IBM Begins US Layoffs

From EETimes: IBM began its first round of United States layoffs Thursday as part of a "global rebalancing" act that could save about $1 billion in costs. The restructuring process could see as many as 15,000 jobs being cut globally, including India, Brazil, and the European region.

Charles King, principal analyst at Pund-IT, told EE Times:

The company has been undergoing a pretty elemental shift in its businesses over the last five to 10 years. IBM was mainly a hardware provider with a lot of attached services, has become a software provider with associated hardware. As the popularity of platforms waxes and wanes, they let workers go in divisions that aren't as profitable as they used to be and hire new positions they believe will be more successful.

Poor fourth quarter numbers, a 26% slump in hardware revenue, and various divestments have fueled layoffs. According to Alliance@IBM, an IBM employee organization, an unknown number of layoffs have occurred in Massachusetts, New York, Iowa, Missouri, Oklahoma, North Carolina, Minnesota, Arizona, and Vermont.
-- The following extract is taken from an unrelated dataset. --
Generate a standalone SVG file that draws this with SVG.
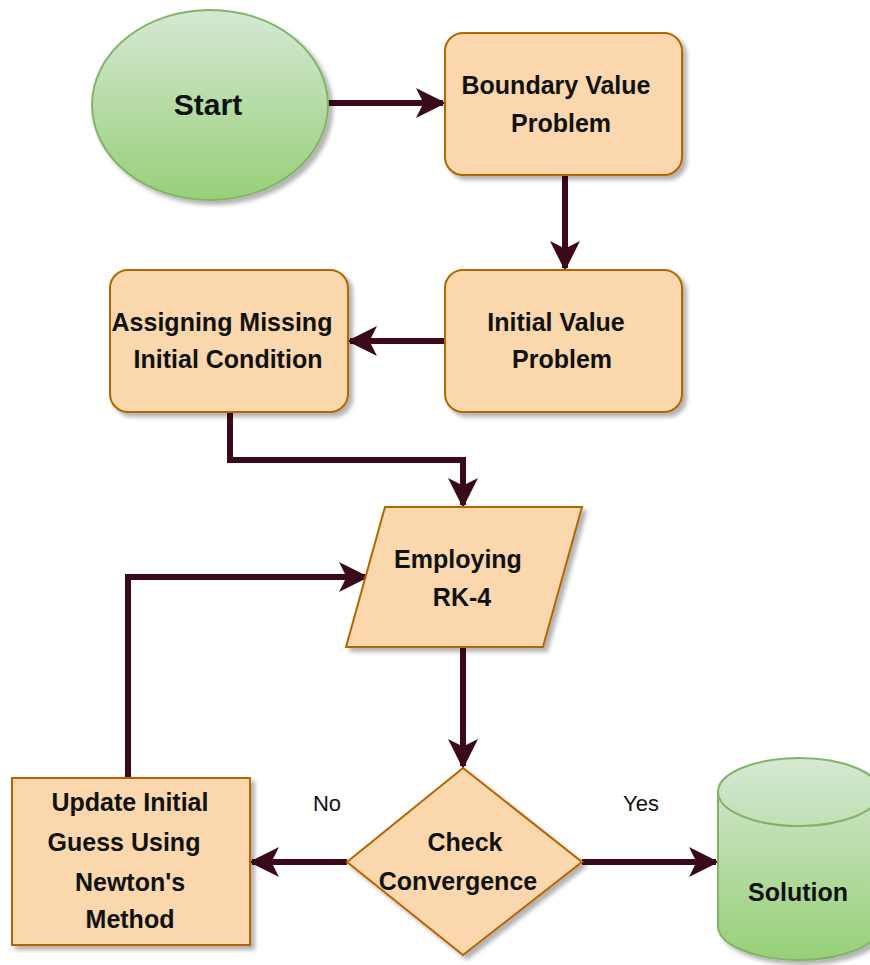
<svg xmlns="http://www.w3.org/2000/svg" width="870" height="965" viewBox="0 0 870 965">
<defs>
<linearGradient id="g" x1="0" y1="0" x2="0" y2="1"><stop offset="0" stop-color="#d5e8d4"/><stop offset="1" stop-color="#97d077"/></linearGradient>
<filter id="sh" x="-10%" y="-10%" width="130%" height="130%"><feDropShadow dx="4" dy="4" stdDeviation="2" flood-color="#000" flood-opacity="0.3"/></filter>
<marker id="ah" viewBox="0 0 10 10" refX="9" refY="5" markerWidth="5" markerHeight="5" orient="auto" markerUnits="strokeWidth"><path d="M0,0 L10,5 L0,10 L2.5,5 Z" fill="#3a0a18"/></marker>
</defs>
<style>
.o{fill:#fad7ac;stroke:#b46504;stroke-width:2;filter:url(#sh)}
.gr{fill:url(#g);stroke:#82b366;stroke-width:2;filter:url(#sh)}
.t{font-family:"Liberation Sans","DejaVu Sans",sans-serif;font-size:25px;font-weight:bold;fill:#111;text-anchor:middle}
.l{font-family:"Liberation Sans","DejaVu Sans",sans-serif;font-size:22px;fill:#111;text-anchor:middle}
.c{fill:none;stroke:#3a0a18;stroke-width:6;marker-end:url(#ah)}
</style>
<g id="connectors">
<path class="c" d="M328,103 H443"/>
<path class="c" d="M565,175 V268"/>
<path class="c" d="M445,341 H350"/>
<path class="c" d="M230,412 V460 H463 V505"/>
<path class="c" d="M463,648 V766"/>
<path class="c" d="M128,778 V577 H366"/>
<path class="c" d="M347,862 H252"/>
<path class="c" d="M582,862 H716"/>
</g>
<g id="start"><ellipse class="gr" cx="210" cy="105" rx="118" ry="95"/><text class="t" x="208" y="115" style="font-size:30px">Start</text></g>
<g id="bvp"><rect class="o" x="445" y="33" width="237" height="142" rx="18"/><text class="t" x="556" y="94">Boundary Value</text><text class="t" x="561" y="132">Problem</text></g>
<g id="ivp"><rect class="o" x="445" y="270" width="237" height="142" rx="18"/><text class="t" x="556" y="331">Initial Value</text><text class="t" x="562" y="368">Problem</text></g>
<g id="assign"><rect class="o" x="110" y="270" width="238" height="142" rx="18"/><text class="t" x="222" y="331">Assigning Missing</text><text class="t" x="228" y="368">Initial Condition</text></g>
<g id="rk4"><polygon class="o" points="385,507 582,507 543,647 346,647"/><text class="t" x="458" y="568">Employing</text><text class="t" x="462" y="606">RK-4</text></g>
<g id="check"><polygon class="o" points="463,768 582,862 463,955 347,862"/><text class="t" x="465" y="851">Check</text><text class="t" x="458" y="890">Convergence</text></g>
<g id="update"><rect class="o" x="12" y="778" width="238" height="167"/><text class="t" x="130" y="811">Update Initial</text><text class="t" x="124" y="851">Guess Using</text><text class="t" x="130" y="891">Newton's</text><text class="t" x="130" y="928">Method</text></g>
<g id="solution"><path class="gr" d="M718,792 A81,34 0 0 1 880,792 V926 A81,34 0 0 1 718,926 Z"/><path d="M718,792 A81,34 0 0 0 880,792" fill="none" stroke="#82b366" stroke-width="2"/><text class="t" x="798" y="901">Solution</text></g>
<g id="labels"><text class="l" x="327" y="811">No</text><text class="l" x="641" y="811">Yes</text></g>
</svg>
Layoffs have already occurred in Bangalore, India, where unofficial estimates show 1,000 jobs lost. No official numbers were immediately available on IBM's US employees. King said:

When a product division like [IBM's low-end server business] is sold off, what you'll see is firings in the marketing and sales divisions; the business unit is slowing down and getting ready to be owned by someone else. And a lot of times, the people below managerial level are often the ones that feel the pain first.

Alliance@IBM reported 10 to 15 jobs lost in Endicott, N.Y., while the Burlington Free Press reported that downsizing in Essex Junction, V.T. is expected to be about 140 jobs -- about one third the size of last year's 419-person cutback. The Poughkeepsie Journal noted at least three local jobs had been cut from the Systems and Technology Group, which works on development and manufacturing of mainframes and other large computers.

"The company, in a departure from past practice, has even left out some pages from its packages given to employees that let a person figure out the size of the downsize in a given business unit," the Journal continued.

IBM officials did not return calls for comment.

"This magnitude of layoffs is something we've seen over and over again at other IT vendors. HP in particular has gone through some pretty devastating layoffs," King said, adding that he does not think layoffs will have much effect on IBM's market status. "I think, unfortunately, this is the kind of strategic headcount reduction that happens very often as technologies come and go and vendors try to respond to changes in the market."